Aim of the exercise
Write out the data below in full, unchanged, minus the images.
* Begin Records provided *
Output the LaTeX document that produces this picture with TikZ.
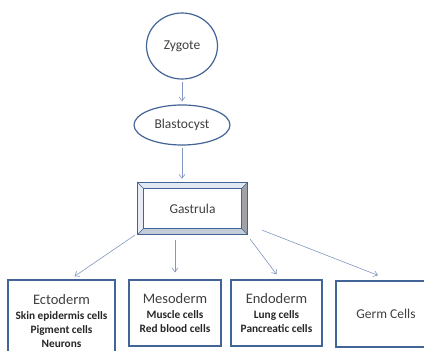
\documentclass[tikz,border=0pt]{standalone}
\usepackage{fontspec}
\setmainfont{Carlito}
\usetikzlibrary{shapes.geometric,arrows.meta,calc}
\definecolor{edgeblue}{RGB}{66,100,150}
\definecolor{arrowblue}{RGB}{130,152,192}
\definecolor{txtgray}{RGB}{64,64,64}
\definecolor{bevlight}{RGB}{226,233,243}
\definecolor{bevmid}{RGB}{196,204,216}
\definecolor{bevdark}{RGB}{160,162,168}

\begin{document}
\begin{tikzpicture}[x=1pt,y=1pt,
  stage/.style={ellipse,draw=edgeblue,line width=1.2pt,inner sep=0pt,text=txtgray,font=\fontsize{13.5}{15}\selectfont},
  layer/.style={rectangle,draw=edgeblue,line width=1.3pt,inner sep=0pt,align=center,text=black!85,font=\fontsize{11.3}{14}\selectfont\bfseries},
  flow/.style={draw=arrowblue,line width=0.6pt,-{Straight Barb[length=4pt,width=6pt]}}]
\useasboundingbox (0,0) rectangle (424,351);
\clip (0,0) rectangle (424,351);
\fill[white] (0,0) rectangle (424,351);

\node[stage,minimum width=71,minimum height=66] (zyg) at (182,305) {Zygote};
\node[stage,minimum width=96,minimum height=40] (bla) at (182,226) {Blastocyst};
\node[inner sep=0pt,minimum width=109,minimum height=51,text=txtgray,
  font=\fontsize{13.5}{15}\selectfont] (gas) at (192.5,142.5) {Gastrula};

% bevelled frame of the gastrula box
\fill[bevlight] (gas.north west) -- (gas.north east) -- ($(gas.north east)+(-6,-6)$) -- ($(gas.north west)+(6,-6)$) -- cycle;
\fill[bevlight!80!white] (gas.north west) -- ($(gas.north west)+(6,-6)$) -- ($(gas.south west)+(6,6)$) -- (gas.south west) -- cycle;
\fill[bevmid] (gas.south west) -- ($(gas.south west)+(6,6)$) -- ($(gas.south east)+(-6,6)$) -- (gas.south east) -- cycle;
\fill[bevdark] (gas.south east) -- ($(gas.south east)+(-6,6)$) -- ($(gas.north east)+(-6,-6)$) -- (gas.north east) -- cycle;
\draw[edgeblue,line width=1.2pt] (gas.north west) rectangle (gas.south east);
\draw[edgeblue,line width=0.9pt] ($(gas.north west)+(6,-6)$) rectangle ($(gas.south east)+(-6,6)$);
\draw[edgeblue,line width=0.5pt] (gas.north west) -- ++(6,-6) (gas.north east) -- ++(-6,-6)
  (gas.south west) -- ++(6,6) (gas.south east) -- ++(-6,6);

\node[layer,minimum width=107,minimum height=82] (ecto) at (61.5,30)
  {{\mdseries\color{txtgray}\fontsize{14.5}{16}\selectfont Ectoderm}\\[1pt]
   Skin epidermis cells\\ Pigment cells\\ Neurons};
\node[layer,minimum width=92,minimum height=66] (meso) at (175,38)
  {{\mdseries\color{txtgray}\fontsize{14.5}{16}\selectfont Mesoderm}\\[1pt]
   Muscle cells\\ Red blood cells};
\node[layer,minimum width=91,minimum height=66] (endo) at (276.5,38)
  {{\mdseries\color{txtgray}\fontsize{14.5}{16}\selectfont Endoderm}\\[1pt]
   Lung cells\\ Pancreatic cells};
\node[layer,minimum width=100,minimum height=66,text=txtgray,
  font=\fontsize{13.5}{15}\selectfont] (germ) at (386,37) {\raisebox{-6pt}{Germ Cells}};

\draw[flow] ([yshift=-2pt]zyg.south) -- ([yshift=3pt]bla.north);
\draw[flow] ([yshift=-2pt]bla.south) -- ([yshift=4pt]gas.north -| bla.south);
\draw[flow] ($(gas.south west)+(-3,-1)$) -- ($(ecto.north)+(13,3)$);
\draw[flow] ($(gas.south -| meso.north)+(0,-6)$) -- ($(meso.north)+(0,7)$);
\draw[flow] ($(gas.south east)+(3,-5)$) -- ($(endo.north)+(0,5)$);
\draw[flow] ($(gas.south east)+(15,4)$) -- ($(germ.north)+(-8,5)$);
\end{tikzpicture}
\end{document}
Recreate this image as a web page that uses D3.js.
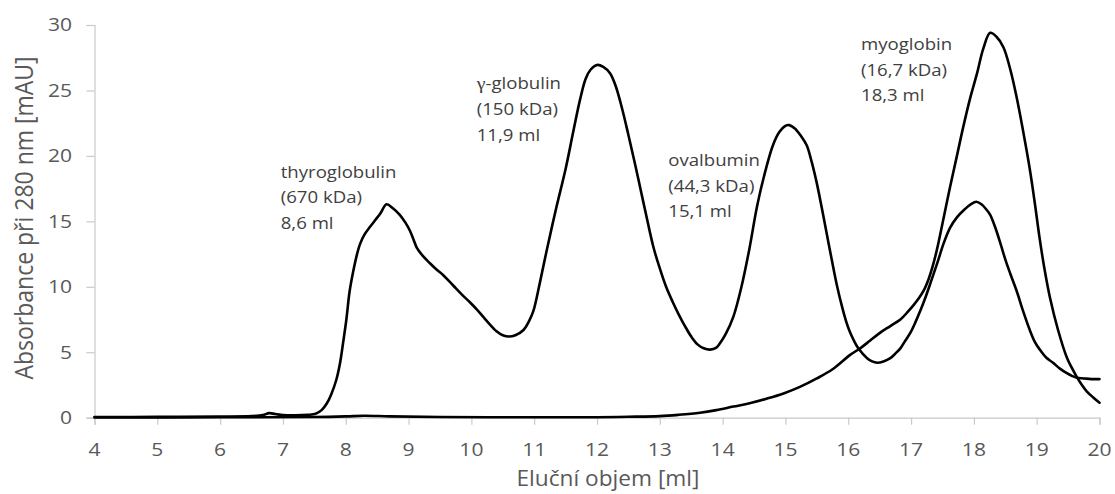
* End Records provided *
Reply
Output the LaTeX document that produces this picture with TikZ.
\documentclass[tikz,border=0pt]{standalone}
\usepackage{fontspec}
\setmainfont{Carlito}
\usetikzlibrary{shapes.geometric,arrows.meta,calc}
\definecolor{edgeblue}{RGB}{66,100,150}
\definecolor{arrowblue}{RGB}{130,152,192}
\definecolor{txtgray}{RGB}{64,64,64}
\definecolor{bevlight}{RGB}{226,233,243}
\definecolor{bevmid}{RGB}{196,204,216}
\definecolor{bevdark}{RGB}{160,162,168}

\begin{document}
\begin{tikzpicture}[x=1pt,y=1pt,
  stage/.style={ellipse,draw=edgeblue,line width=1.2pt,inner sep=0pt,text=txtgray,font=\fontsize{13.5}{15}\selectfont},
  layer/.style={rectangle,draw=edgeblue,line width=1.3pt,inner sep=0pt,align=center,text=black!85,font=\fontsize{11.3}{14}\selectfont\bfseries},
  flow/.style={draw=arrowblue,line width=0.6pt,-{Straight Barb[length=4pt,width=6pt]}}]
\useasboundingbox (0,0) rectangle (424,351);
\clip (0,0) rectangle (424,351);
\fill[white] (0,0) rectangle (424,351);

\node[stage,minimum width=71,minimum height=66] (zyg) at (182,305) {Zygote};
\node[stage,minimum width=96,minimum height=40] (bla) at (182,226) {Blastocyst};
\node[inner sep=0pt,minimum width=109,minimum height=51,text=txtgray,
  font=\fontsize{13.5}{15}\selectfont] (gas) at (192.5,142.5) {Gastrula};

% bevelled frame of the gastrula box
\fill[bevlight] (gas.north west) -- (gas.north east) -- ($(gas.north east)+(-6,-6)$) -- ($(gas.north west)+(6,-6)$) -- cycle;
\fill[bevlight!80!white] (gas.north west) -- ($(gas.north west)+(6,-6)$) -- ($(gas.south west)+(6,6)$) -- (gas.south west) -- cycle;
\fill[bevmid] (gas.south west) -- ($(gas.south west)+(6,6)$) -- ($(gas.south east)+(-6,6)$) -- (gas.south east) -- cycle;
\fill[bevdark] (gas.south east) -- ($(gas.south east)+(-6,6)$) -- ($(gas.north east)+(-6,-6)$) -- (gas.north east) -- cycle;
\draw[edgeblue,line width=1.2pt] (gas.north west) rectangle (gas.south east);
\draw[edgeblue,line width=0.9pt] ($(gas.north west)+(6,-6)$) rectangle ($(gas.south east)+(-6,6)$);
\draw[edgeblue,line width=0.5pt] (gas.north west) -- ++(6,-6) (gas.north east) -- ++(-6,-6)
  (gas.south west) -- ++(6,6) (gas.south east) -- ++(-6,6);

\node[layer,minimum width=107,minimum height=82] (ecto) at (61.5,30)
  {{\mdseries\color{txtgray}\fontsize{14.5}{16}\selectfont Ectoderm}\\[1pt]
   Skin epidermis cells\\ Pigment cells\\ Neurons};
\node[layer,minimum width=92,minimum height=66] (meso) at (175,38)
  {{\mdseries\color{txtgray}\fontsize{14.5}{16}\selectfont Mesoderm}\\[1pt]
   Muscle cells\\ Red blood cells};
\node[layer,minimum width=91,minimum height=66] (endo) at (276.5,38)
  {{\mdseries\color{txtgray}\fontsize{14.5}{16}\selectfont Endoderm}\\[1pt]
   Lung cells\\ Pancreatic cells};
\node[layer,minimum width=100,minimum height=66,text=txtgray,
  font=\fontsize{13.5}{15}\selectfont] (germ) at (386,37) {\raisebox{-6pt}{Germ Cells}};

\draw[flow] ([yshift=-2pt]zyg.south) -- ([yshift=3pt]bla.north);
\draw[flow] ([yshift=-2pt]bla.south) -- ([yshift=4pt]gas.north -| bla.south);
\draw[flow] ($(gas.south west)+(-3,-1)$) -- ($(ecto.north)+(13,3)$);
\draw[flow] ($(gas.south -| meso.north)+(0,-6)$) -- ($(meso.north)+(0,7)$);
\draw[flow] ($(gas.south east)+(3,-5)$) -- ($(endo.north)+(0,5)$);
\draw[flow] ($(gas.south east)+(15,4)$) -- ($(germ.north)+(-8,5)$);
\end{tikzpicture}
\end{document}
Recreate this image as a web page that uses D3.js.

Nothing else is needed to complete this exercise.